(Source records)
__________________________________________________

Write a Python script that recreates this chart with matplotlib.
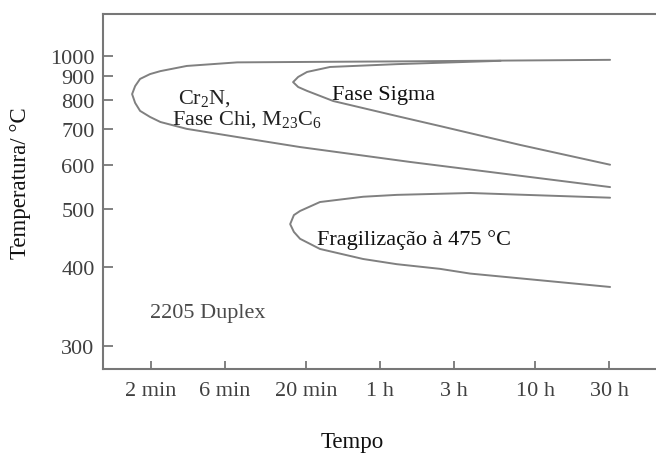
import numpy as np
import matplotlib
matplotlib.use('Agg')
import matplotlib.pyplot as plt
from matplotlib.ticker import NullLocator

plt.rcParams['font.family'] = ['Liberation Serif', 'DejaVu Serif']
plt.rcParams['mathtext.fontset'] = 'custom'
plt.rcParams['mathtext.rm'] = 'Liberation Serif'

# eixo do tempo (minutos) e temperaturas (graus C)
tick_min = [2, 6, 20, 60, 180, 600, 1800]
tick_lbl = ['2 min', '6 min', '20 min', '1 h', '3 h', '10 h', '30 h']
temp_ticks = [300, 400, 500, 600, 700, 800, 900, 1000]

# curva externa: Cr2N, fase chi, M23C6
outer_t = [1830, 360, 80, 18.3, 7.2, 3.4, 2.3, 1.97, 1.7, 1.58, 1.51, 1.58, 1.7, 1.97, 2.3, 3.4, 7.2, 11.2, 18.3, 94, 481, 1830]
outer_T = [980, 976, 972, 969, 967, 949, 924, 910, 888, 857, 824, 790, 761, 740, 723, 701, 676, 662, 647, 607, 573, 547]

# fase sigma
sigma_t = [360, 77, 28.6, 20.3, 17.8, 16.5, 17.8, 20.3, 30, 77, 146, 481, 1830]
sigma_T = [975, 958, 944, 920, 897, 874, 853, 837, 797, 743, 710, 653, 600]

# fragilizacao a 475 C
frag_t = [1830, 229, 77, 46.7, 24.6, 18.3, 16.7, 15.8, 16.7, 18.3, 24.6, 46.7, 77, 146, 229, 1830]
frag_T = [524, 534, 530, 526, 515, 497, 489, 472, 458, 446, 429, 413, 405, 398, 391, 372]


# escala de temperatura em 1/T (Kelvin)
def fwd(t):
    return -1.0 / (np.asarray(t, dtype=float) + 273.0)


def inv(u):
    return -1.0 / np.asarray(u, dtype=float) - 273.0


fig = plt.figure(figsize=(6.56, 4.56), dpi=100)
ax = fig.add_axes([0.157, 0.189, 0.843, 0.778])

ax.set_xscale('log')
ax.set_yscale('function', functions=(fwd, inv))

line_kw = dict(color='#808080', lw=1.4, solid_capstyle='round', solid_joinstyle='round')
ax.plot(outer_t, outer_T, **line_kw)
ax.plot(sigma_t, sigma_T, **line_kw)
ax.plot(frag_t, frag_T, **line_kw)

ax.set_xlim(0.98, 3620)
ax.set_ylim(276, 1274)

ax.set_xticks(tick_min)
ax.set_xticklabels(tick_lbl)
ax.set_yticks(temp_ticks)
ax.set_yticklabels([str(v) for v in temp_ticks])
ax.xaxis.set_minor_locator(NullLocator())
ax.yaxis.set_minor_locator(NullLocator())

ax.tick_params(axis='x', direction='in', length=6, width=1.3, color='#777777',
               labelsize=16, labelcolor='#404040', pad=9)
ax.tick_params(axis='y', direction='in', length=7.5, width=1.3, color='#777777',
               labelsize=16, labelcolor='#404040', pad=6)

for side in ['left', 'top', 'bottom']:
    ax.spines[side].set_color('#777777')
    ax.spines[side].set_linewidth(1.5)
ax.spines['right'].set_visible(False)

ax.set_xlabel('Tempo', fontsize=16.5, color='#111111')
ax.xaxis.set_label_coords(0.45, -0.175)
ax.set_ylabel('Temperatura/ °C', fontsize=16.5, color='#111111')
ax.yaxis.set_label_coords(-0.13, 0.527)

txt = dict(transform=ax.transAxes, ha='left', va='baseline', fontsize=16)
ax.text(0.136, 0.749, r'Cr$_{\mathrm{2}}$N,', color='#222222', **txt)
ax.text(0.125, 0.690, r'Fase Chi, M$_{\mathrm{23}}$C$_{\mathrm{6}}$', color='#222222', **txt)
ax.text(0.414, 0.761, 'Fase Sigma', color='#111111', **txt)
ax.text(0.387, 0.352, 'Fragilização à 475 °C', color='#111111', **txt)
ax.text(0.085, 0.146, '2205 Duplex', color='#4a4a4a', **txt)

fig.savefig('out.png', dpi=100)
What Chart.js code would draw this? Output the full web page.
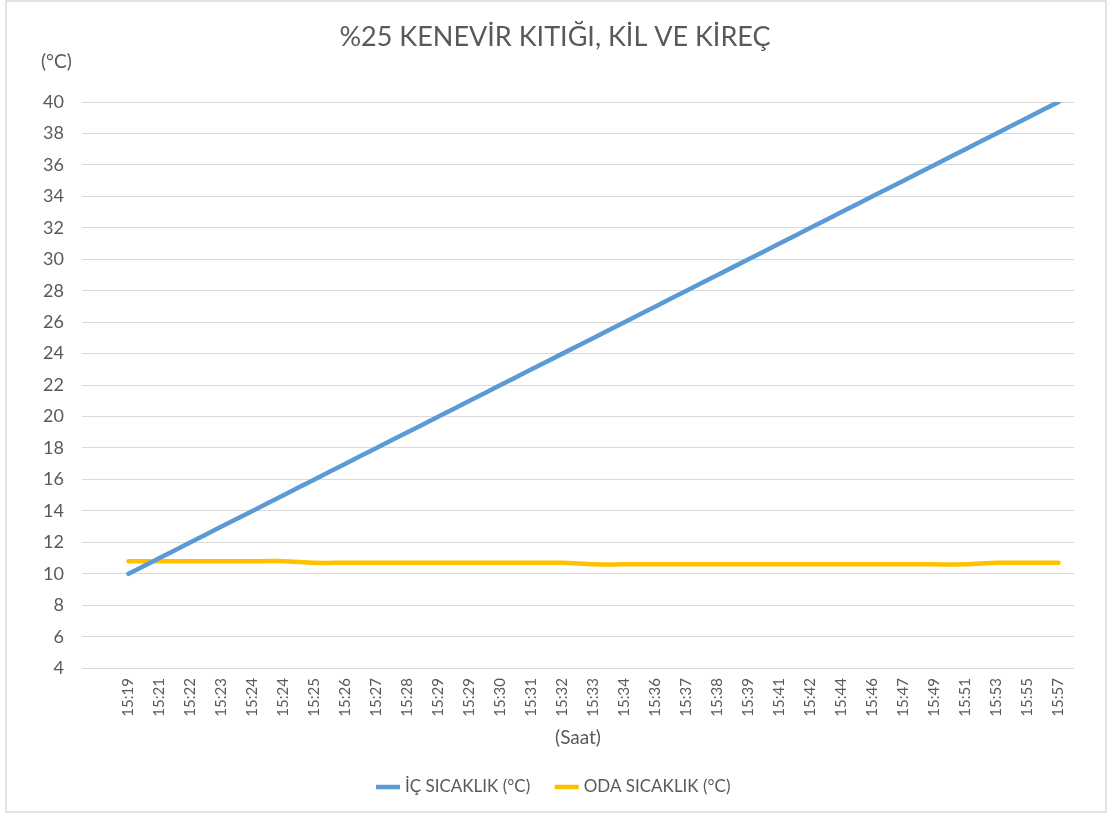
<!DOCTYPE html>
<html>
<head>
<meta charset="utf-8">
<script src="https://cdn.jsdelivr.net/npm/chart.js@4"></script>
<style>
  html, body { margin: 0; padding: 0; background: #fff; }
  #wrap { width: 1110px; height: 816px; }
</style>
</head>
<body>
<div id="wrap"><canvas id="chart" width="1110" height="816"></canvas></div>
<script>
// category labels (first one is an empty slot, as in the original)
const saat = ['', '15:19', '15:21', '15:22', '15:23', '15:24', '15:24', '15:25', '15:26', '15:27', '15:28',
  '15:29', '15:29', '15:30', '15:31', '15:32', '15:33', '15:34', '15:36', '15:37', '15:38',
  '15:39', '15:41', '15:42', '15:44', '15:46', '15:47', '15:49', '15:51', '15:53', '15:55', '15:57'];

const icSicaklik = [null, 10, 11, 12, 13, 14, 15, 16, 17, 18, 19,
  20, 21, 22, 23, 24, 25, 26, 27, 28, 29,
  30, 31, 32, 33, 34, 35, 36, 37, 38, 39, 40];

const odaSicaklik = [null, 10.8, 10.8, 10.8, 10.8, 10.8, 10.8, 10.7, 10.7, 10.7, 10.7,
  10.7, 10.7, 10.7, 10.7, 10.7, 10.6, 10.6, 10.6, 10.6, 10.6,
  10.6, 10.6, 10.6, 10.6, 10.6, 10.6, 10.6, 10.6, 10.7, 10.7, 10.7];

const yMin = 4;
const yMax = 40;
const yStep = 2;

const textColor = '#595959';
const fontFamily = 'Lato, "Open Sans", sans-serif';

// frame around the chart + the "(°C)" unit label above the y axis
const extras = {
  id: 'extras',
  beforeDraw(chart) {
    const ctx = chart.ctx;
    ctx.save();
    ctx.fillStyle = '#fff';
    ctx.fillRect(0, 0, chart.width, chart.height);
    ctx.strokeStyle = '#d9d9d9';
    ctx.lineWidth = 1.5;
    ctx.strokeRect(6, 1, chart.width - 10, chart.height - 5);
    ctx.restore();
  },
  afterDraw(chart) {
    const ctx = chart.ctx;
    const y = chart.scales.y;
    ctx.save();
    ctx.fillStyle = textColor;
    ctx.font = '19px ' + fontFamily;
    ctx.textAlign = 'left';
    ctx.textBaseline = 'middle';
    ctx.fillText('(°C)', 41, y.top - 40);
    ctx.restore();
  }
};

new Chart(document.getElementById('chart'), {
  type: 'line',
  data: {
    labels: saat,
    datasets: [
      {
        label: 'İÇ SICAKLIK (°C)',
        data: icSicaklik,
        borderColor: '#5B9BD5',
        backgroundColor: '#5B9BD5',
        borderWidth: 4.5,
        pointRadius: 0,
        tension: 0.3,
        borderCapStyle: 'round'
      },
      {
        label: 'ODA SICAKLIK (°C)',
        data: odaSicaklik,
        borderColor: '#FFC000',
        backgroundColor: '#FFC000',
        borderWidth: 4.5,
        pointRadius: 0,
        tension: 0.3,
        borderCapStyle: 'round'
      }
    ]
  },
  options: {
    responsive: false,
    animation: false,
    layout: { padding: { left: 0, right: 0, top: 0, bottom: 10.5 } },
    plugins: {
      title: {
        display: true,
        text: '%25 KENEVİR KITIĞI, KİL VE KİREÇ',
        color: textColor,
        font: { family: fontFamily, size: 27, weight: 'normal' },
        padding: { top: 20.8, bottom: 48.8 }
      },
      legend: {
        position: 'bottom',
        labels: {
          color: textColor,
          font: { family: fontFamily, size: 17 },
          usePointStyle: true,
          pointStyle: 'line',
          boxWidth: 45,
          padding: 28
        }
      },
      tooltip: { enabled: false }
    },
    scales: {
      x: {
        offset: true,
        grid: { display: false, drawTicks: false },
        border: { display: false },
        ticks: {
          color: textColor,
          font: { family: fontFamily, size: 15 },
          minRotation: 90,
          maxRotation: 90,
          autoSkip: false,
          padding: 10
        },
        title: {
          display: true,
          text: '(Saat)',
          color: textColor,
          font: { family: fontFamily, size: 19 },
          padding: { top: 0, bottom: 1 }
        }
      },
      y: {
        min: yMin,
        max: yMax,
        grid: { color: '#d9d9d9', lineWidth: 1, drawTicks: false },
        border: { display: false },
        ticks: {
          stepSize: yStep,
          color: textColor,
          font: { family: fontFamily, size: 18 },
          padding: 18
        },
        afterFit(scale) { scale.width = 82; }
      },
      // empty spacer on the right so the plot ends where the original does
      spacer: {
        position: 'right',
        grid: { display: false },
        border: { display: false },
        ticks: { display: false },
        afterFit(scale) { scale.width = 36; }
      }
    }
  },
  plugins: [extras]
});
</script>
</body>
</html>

__________________________________________________

**PROBLEM TO WORK ON:**
Repeat the listing above from its first line through the line that contains "plt.rcParams['mathtext.rm'] = 'Liberation", both included, and nothing more. Drop the pictures.

**SOLUTION FOR THIS EXERCISE:**
Write a Python script that recreates this chart with matplotlib.
import numpy as np
import matplotlib
matplotlib.use('Agg')
import matplotlib.pyplot as plt
from matplotlib.ticker import NullLocator

plt.rcParams['font.family'] = ['Liberation Serif', 'DejaVu Serif']
plt.rcParams['mathtext.fontset'] = 'custom'
plt.rcParams['mathtext.rm'] = 'Liberation Serif'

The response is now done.